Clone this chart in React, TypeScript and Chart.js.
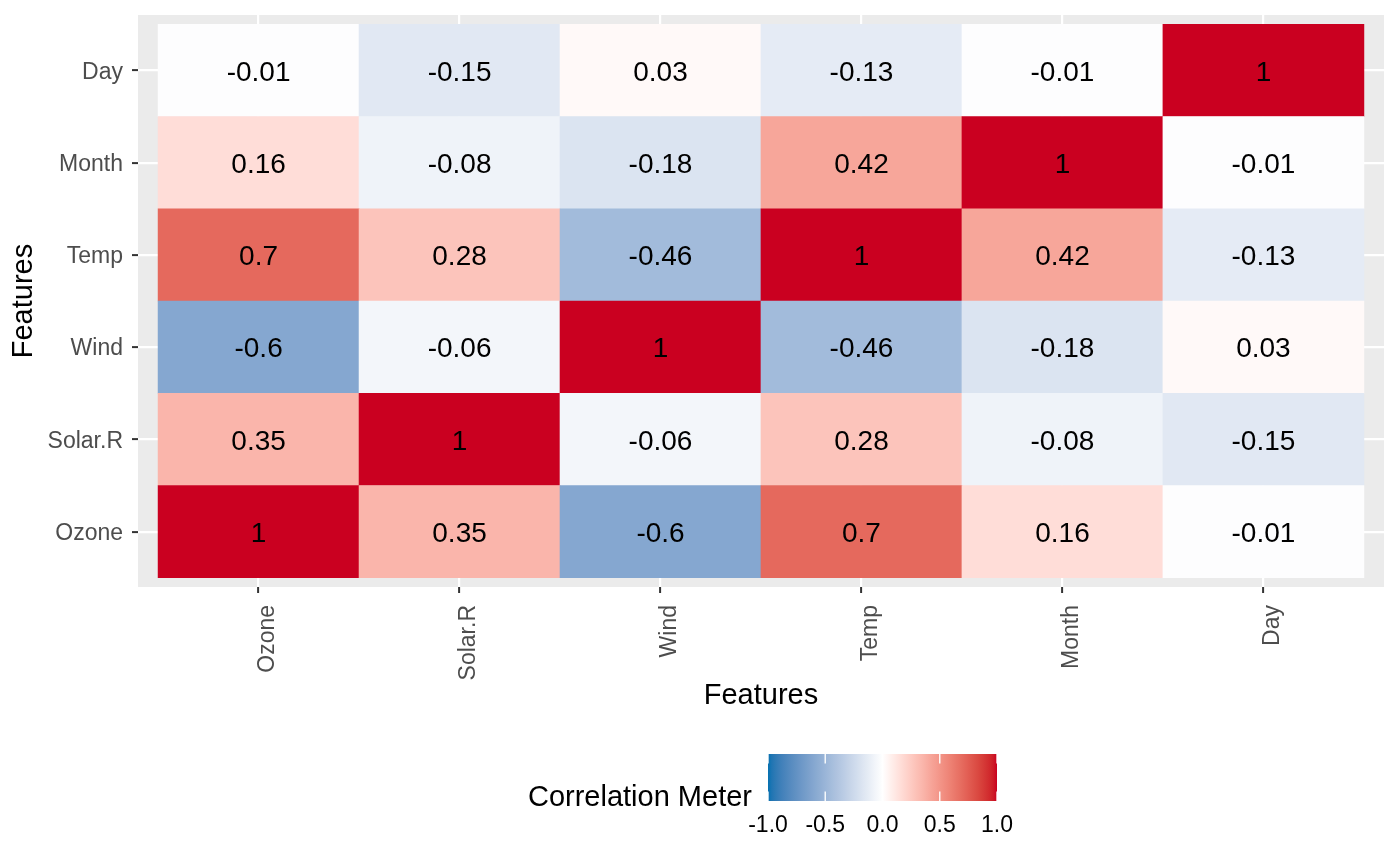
import React, { useEffect, useRef } from "react";
import { Chart, registerables } from "chart.js";

Chart.register(...registerables);

// ---- data ----
const features = ["Ozone", "Solar.R", "Wind", "Temp", "Month", "Day"];
const ozoneRow = [1, 0.35, -0.6, 0.7, 0.16, -0.01];
const solarRow = [0.35, 1, -0.06, 0.28, -0.08, -0.15];
const windRow = [-0.6, -0.06, 1, -0.46, -0.18, 0.03];
const tempRow = [0.7, 0.28, -0.46, 1, 0.42, -0.13];
const monthRow = [0.16, -0.08, -0.18, 0.42, 1, -0.01];
const dayRow = [-0.01, -0.15, 0.03, -0.13, -0.01, 1];
const correlation = [ozoneRow, solarRow, windRow, tempRow, monthRow, dayRow];
const legendTicks = [-1, -0.5, 0, 0.5, 1];
const axisTitle = "Features";
const legendTitle = "Correlation Meter";

// ---- colour (Lab interpolation like scale_fill_gradient2) ----
const LOW = "#0571B0";
const MID = "#FFFFFF";
const HIGH = "#CA0020";

function hexToRgb(h: string) {
  const n = parseInt(h.slice(1), 16);
  return [(n >> 16) & 255, (n >> 8) & 255, n & 255];
}
function toLin(c: number) {
  c /= 255;
  return c <= 0.04045 ? c / 12.92 : Math.pow((c + 0.055) / 1.055, 2.4);
}
function fromLin(c: number) {
  const v = c <= 0.0031308 ? 12.92 * c : 1.055 * Math.pow(c, 1 / 2.4) - 0.055;
  return Math.max(0, Math.min(255, Math.round(v * 255)));
}
const Xn = 0.95047, Yn = 1.0, Zn = 1.08883;
function rgbToLab(rgb: number[]) {
  const r = toLin(rgb[0]), g = toLin(rgb[1]), b = toLin(rgb[2]);
  const X = 0.4124564 * r + 0.3575761 * g + 0.1804375 * b;
  const Y = 0.2126729 * r + 0.7151522 * g + 0.072175 * b;
  const Z = 0.0193339 * r + 0.119192 * g + 0.9503041 * b;
  const f = (t: number) => (t > 0.008856 ? Math.cbrt(t) : 7.787 * t + 16 / 116);
  const fx = f(X / Xn), fy = f(Y / Yn), fz = f(Z / Zn);
  return [116 * fy - 16, 500 * (fx - fy), 200 * (fy - fz)];
}
function labToRgb(lab: number[]) {
  const fy = (lab[0] + 16) / 116;
  const fx = fy + lab[1] / 500;
  const fz = fy - lab[2] / 200;
  const fi = (t: number) => (t * t * t > 0.008856 ? t * t * t : (t - 16 / 116) / 7.787);
  const X = fi(fx) * Xn, Y = fi(fy) * Yn, Z = fi(fz) * Zn;
  const r = 3.2404542 * X - 1.5371385 * Y - 0.4985314 * Z;
  const g = -0.969266 * X + 1.8760108 * Y + 0.041556 * Z;
  const b = 0.0556434 * X - 0.2040259 * Y + 1.0572252 * Z;
  return [fromLin(r), fromLin(g), fromLin(b)];
}
const labLow = rgbToLab(hexToRgb(LOW));
const labMid = rgbToLab(hexToRgb(MID));
const labHigh = rgbToLab(hexToRgb(HIGH));
function fillColor(v: number) {
  const t = Math.min(1, Math.abs(v));
  const end = v >= 0 ? labHigh : labLow;
  const lab = [0, 1, 2].map((k) => labMid[k] + (end[k] - labMid[k]) * t);
  const c = labToRgb(lab);
  return `rgb(${c[0]},${c[1]},${c[2]})`;
}

const FONT = "'Liberation Sans', Arial, Helvetica, sans-serif";

const panelPlugin = {
  id: "panelBg",
  beforeDraw(chart: any) {
    const { ctx, chartArea } = chart;
    ctx.save();
    ctx.fillStyle = "#EBEBEB";
    ctx.fillRect(chartArea.left, chartArea.top, chartArea.right - chartArea.left, chartArea.bottom - chartArea.top);
    ctx.restore();
  },
};

const cellTextPlugin = {
  id: "cellText",
  afterDatasetsDraw(chart: any) {
    const { ctx, scales } = chart;
    ctx.save();
    ctx.fillStyle = "#000000";
    ctx.font = `28px ${FONT}`;
    ctx.textAlign = "center";
    ctx.textBaseline = "middle";
    correlation.forEach((row, j) => {
      row.forEach((v, i) => {
        const x = scales.x.getPixelForValue(i);
        const y = scales.y.getPixelForValue(j);
        ctx.fillText(String(v), x, y + 2.5);
      });
    });
    ctx.restore();
  },
};

const colorbarPlugin = {
  id: "colorbar",
  afterDraw(chart: any) {
    const { ctx } = chart;
    const bx = 768, bw = 229, by = 754, bh = 47;
    ctx.save();
    const grad = ctx.createLinearGradient(bx, 0, bx + bw, 0);
    const n = 60;
    for (let k = 0; k <= n; k++) {
      const v = -1 + (2 * k) / n;
      grad.addColorStop(k / n, fillColor(v));
    }
    ctx.fillStyle = grad;
    ctx.fillRect(bx, by, bw, bh);
    // ticks
    ctx.strokeStyle = "rgba(255,255,255,0.9)";
    ctx.lineWidth = 1.5;
    const tl = bh / 5;
    legendTicks.forEach((t) => {
      const x = bx + ((t + 1) / 2) * bw;
      ctx.beginPath();
      ctx.moveTo(x, by);
      ctx.lineTo(x, by + tl);
      ctx.moveTo(x, by + bh - tl);
      ctx.lineTo(x, by + bh);
      ctx.stroke();
    });
    // labels
    ctx.fillStyle = "#000000";
    ctx.font = `23px ${FONT}`;
    ctx.textAlign = "center";
    ctx.textBaseline = "alphabetic";
    legendTicks.forEach((t) => {
      const x = bx + ((t + 1) / 2) * bw;
      ctx.fillText(t.toFixed(1), x, 832);
    });
    // title
    ctx.font = `29px ${FONT}`;
    ctx.textAlign = "right";
    ctx.fillText(legendTitle, 752, 806);
    ctx.restore();
  },
};

export default function App() {
  const canvasRef = useRef<HTMLCanvasElement | null>(null);

  useEffect(() => {
    document.body.style.margin = "0";
    const canvas = canvasRef.current;
    if (!canvas) return;

    const datasets = correlation.map((row, j) => ({
      label: features[j],
      data: row.map((_, i) => ({ x: i, y: [j - 0.5, j + 0.5] })),
      backgroundColor: row.map((v) => fillColor(v)),
      borderWidth: 0,
      barPercentage: 1,
      categoryPercentage: 1,
      grouped: false,
    }));

    const ticksFor = (scale: any) => {
      scale.ticks = features.map((_, i) => ({ value: i }));
    };

    const chart = new Chart(canvas, {
      type: "bar",
      data: { datasets: datasets as any },
      plugins: [panelPlugin, cellTextPlugin, colorbarPlugin],
      options: {
        animation: false,
        responsive: true,
        maintainAspectRatio: false,
        layout: { padding: { left: 0, right: 16, top: 15, bottom: 130 } },
        plugins: { legend: { display: false }, tooltip: { enabled: false } },
        scales: {
          x: {
            type: "linear",
            min: -0.6,
            max: 5.6,
            offset: false,
            afterBuildTicks: ticksFor,
            afterFit: (scale: any) => {
              scale.height = 149;
              scale.paddingLeft = 0;
              scale.paddingRight = 0;
              scale.paddingTop = 0;
              scale.paddingBottom = 0;
            },
            border: { display: false },
            grid: {
              color: "#FFFFFF",
              lineWidth: 2.2,
              offset: false,
              drawTicks: true,
              tickLength: 6,
              tickColor: "#333333",
              tickWidth: 2,
            },
            ticks: {
              autoSkip: false,
              maxRotation: 90,
              minRotation: 90,
              padding: 12,
              labelOffset: 9,
              color: "#4D4D4D",
              font: { family: FONT, size: 23 },
              callback: (v: any) => features[Math.round(Number(v))] ?? "",
            },
            title: {
              display: true,
              text: axisTitle,
              color: "#000000",
              font: { family: FONT, size: 29 },
              padding: { top: 0, bottom: 22.6 },
            },
          },
          y: {
            type: "linear",
            min: -0.6,
            max: 5.6,
            offset: false,
            afterBuildTicks: ticksFor,
            afterFit: (scale: any) => {
              scale.width = 138;
              scale.paddingLeft = 0;
              scale.paddingRight = 0;
              scale.paddingTop = 0;
              scale.paddingBottom = 0;
            },
            border: { display: false },
            grid: {
              color: "#FFFFFF",
              lineWidth: 2.2,
              offset: false,
              drawTicks: true,
              tickLength: 6,
              tickColor: "#333333",
              tickWidth: 2,
            },
            ticks: {
              autoSkip: false,
              padding: 9,
              labelOffset: 2,
              color: "#4D4D4D",
              font: { family: FONT, size: 23 },
              callback: (v: any) => features[Math.round(Number(v))] ?? "",
            },
            title: {
              display: true,
              text: axisTitle,
              color: "#000000",
              font: { family: FONT, size: 29 },
              padding: { top: 6.6, bottom: 0 },
            },
          },
        },
      } as any,
    });

    return () => {
      chart.destroy();
    };
  }, []);

  return (
    <div style={{ width: 1400, height: 866, position: "relative", background: "#FFFFFF" }}>
      <canvas ref={canvasRef} />
    </div>
  );
}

**TASK DESCRIPTION**
Give only the count of lines in this material that contain the string "React".

**OUTPUT FOR THIS EXERCISE**
2